Foreign Minister Julie Bishop has praised the courage of French magazine Charlie Hebdo, and contrasted the freedoms enjoyed in France with those in Iran, where she was photographed wearing a Muslim headscarf.
On Tuesday, Ms Bishop gave a cartoon drawn by Australian illustrator David Pope to the magazine’s surviving staff, twelve of whose colleagues were killed by ‘brutal’ terrorists in January.
“Coming from Iran where there isn’t the press freedom that there is in France gives us a significant contrast,” Ms Bishop said during her visit to the magazine’s office in Paris.
“I admire so greatly the fact that you are all here still working and still upholding the values of freedom of the press and the safety of journalists,” she said.
“The events of those two days reflect the perverted hatred of the terrorists, but also reflect the stoicism and the courage of the people who work here and the horrendous experience that you had at that time.”
Conservative commentator Andrew Bolt attacked Ms Bishop on his blog on Monday for wearing a black head covering during talks with the Iranian government in Tehran.
“Good,” was Mr Bolt’s curt response to the Minister’s defence of French law.

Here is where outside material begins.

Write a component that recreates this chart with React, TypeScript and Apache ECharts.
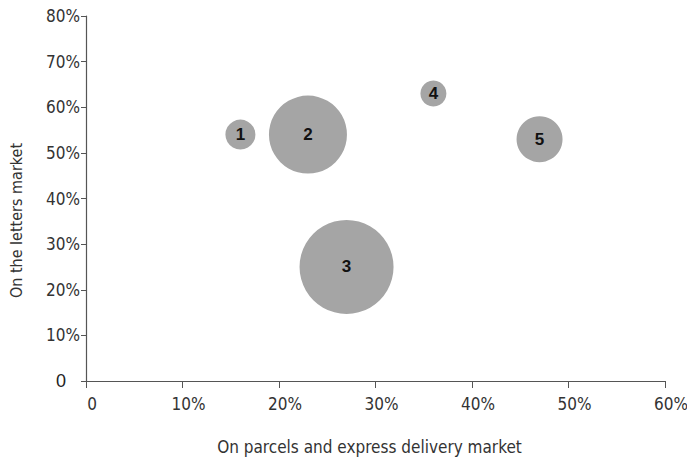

The cartoon presented by Ms Bishop, entitled ‘He Drew First’, was drawn by Mr Pope in the immediate aftermath of the Charlie Hebdo attack, and was widely shared locally and overseas.
Satire is “an integral part of French society”, Ms Bishop said during her visit.
“It’s as French as croissants.
“If you don’t like what you see or read in this magazine, do not buy it.”